Requirement —
Give the number of lines in the records below that include "this", and nothing more.

════════

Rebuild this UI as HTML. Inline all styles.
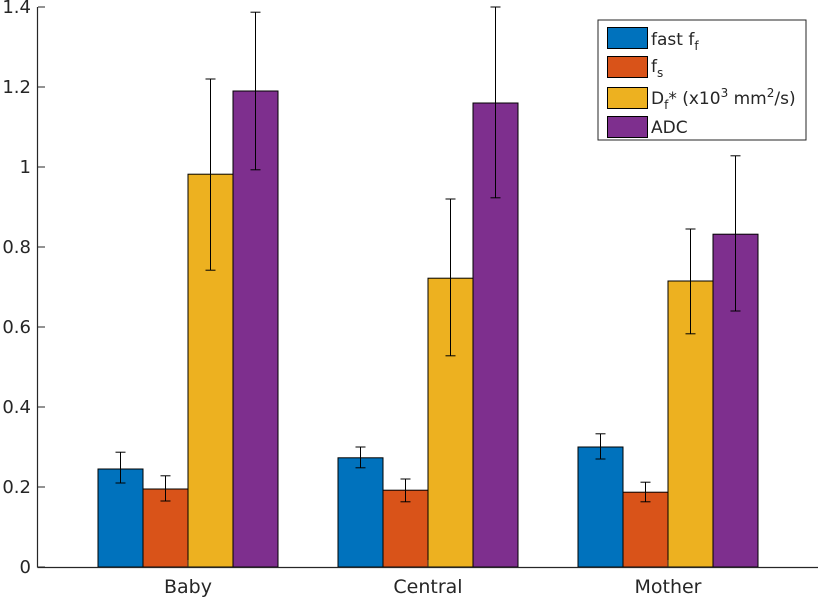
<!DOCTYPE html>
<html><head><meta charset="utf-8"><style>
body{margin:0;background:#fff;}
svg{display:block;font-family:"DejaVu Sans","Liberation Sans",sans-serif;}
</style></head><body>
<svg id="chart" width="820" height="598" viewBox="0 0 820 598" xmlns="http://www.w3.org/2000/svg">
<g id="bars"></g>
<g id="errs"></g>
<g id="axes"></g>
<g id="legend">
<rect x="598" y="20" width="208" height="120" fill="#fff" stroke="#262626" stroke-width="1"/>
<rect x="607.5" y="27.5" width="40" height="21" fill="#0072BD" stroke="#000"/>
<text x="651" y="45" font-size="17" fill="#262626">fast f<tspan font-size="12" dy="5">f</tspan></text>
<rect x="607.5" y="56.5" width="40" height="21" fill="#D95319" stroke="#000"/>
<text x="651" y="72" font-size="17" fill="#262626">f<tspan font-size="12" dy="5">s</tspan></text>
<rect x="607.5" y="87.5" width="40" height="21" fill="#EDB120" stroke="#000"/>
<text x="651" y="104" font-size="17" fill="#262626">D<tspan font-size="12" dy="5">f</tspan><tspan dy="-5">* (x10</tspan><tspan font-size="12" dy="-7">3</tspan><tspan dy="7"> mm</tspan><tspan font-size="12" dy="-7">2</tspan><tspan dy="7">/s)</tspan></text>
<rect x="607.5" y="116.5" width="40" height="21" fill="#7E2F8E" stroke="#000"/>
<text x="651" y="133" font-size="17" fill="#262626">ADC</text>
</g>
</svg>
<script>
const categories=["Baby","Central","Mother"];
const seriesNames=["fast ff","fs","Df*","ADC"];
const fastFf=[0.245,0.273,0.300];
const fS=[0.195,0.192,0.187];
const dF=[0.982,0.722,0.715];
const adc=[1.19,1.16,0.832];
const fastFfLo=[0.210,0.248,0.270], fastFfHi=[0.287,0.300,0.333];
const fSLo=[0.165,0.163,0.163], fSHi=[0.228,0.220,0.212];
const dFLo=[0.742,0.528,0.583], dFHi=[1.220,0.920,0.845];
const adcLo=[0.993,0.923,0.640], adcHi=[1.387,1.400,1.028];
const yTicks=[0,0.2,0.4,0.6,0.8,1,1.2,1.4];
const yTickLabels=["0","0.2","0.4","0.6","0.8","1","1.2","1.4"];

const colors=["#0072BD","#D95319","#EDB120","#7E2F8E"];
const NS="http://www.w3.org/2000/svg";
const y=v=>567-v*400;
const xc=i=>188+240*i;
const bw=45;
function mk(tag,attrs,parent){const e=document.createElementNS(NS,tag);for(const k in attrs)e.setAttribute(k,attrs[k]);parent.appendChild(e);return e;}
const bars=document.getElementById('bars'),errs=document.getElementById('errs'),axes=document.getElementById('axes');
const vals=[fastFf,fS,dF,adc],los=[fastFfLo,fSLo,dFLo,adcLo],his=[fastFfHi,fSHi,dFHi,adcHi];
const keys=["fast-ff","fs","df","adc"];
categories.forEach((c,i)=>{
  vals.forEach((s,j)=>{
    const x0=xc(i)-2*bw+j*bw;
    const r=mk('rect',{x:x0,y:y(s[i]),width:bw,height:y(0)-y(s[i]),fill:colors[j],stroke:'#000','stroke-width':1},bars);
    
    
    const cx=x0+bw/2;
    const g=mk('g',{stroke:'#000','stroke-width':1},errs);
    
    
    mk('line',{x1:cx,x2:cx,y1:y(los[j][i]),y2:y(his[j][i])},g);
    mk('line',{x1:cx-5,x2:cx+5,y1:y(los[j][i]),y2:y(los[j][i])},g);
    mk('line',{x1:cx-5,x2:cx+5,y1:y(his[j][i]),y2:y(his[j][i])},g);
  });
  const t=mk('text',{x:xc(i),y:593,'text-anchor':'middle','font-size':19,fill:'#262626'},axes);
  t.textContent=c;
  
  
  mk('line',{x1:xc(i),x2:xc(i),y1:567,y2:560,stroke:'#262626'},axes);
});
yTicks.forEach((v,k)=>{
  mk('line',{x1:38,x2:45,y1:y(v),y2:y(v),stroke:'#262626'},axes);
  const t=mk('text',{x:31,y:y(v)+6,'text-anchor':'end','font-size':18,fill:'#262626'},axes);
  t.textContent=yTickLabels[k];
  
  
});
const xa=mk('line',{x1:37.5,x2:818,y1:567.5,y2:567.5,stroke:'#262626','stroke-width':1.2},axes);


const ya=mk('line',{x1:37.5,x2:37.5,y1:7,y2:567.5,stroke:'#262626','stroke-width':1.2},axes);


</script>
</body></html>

════════

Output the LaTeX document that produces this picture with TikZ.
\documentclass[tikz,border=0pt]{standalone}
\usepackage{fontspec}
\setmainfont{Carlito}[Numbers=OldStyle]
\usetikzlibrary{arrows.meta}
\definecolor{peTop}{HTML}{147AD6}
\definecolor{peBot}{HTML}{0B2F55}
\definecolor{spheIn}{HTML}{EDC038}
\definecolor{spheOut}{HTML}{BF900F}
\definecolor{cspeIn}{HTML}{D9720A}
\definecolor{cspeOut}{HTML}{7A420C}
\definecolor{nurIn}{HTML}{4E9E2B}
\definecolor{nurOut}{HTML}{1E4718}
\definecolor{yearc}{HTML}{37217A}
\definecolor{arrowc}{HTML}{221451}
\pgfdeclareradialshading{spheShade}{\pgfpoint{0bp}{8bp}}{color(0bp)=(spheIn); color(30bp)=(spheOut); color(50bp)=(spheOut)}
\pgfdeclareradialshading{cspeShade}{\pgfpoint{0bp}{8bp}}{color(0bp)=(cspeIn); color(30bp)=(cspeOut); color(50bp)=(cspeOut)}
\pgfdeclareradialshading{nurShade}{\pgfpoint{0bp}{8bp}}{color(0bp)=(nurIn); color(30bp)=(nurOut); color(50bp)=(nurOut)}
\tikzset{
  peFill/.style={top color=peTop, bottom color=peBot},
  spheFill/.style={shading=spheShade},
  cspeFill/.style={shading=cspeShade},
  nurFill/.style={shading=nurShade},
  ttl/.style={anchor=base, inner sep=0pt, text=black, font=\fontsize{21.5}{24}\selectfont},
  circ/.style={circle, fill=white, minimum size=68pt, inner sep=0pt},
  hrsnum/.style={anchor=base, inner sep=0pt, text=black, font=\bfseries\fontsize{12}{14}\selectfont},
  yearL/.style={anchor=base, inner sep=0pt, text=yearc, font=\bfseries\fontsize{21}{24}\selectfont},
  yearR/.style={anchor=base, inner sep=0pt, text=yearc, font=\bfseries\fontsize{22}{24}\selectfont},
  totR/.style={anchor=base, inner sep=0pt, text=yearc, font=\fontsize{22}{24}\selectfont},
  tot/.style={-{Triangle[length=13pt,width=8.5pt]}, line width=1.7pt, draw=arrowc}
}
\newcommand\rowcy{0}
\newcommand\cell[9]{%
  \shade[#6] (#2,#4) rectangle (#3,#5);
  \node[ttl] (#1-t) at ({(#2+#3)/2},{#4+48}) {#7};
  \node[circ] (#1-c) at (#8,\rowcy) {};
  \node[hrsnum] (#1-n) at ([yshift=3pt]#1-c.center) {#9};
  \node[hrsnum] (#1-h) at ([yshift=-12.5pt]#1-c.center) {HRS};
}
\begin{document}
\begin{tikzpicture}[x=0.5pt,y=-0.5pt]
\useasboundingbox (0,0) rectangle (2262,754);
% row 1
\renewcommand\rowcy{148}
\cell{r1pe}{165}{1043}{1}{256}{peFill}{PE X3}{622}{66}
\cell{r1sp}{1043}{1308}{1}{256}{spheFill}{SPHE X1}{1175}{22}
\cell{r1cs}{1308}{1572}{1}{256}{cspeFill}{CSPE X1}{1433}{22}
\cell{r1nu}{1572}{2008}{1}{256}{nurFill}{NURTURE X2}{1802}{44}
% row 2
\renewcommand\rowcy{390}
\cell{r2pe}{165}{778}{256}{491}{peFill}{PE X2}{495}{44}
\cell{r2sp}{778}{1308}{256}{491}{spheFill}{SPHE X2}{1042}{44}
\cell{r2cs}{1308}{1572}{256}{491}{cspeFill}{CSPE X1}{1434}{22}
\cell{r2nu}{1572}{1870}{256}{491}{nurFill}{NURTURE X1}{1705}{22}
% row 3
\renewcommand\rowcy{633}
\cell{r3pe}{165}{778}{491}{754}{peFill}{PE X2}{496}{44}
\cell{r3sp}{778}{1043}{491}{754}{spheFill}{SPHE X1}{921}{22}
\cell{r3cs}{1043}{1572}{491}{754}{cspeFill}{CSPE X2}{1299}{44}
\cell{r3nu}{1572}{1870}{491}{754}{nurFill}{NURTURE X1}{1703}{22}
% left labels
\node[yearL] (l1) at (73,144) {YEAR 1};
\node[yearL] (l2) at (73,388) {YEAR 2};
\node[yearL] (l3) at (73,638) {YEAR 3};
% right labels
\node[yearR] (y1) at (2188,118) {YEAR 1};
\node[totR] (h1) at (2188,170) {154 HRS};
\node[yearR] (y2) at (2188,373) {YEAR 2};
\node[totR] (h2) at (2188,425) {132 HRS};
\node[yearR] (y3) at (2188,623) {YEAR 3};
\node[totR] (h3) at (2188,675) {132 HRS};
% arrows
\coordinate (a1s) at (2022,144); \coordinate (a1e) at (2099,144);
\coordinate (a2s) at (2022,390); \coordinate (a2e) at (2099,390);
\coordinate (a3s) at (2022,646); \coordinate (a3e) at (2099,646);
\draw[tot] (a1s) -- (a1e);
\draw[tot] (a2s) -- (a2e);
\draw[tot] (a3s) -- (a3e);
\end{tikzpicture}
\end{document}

════════

Expected output —
2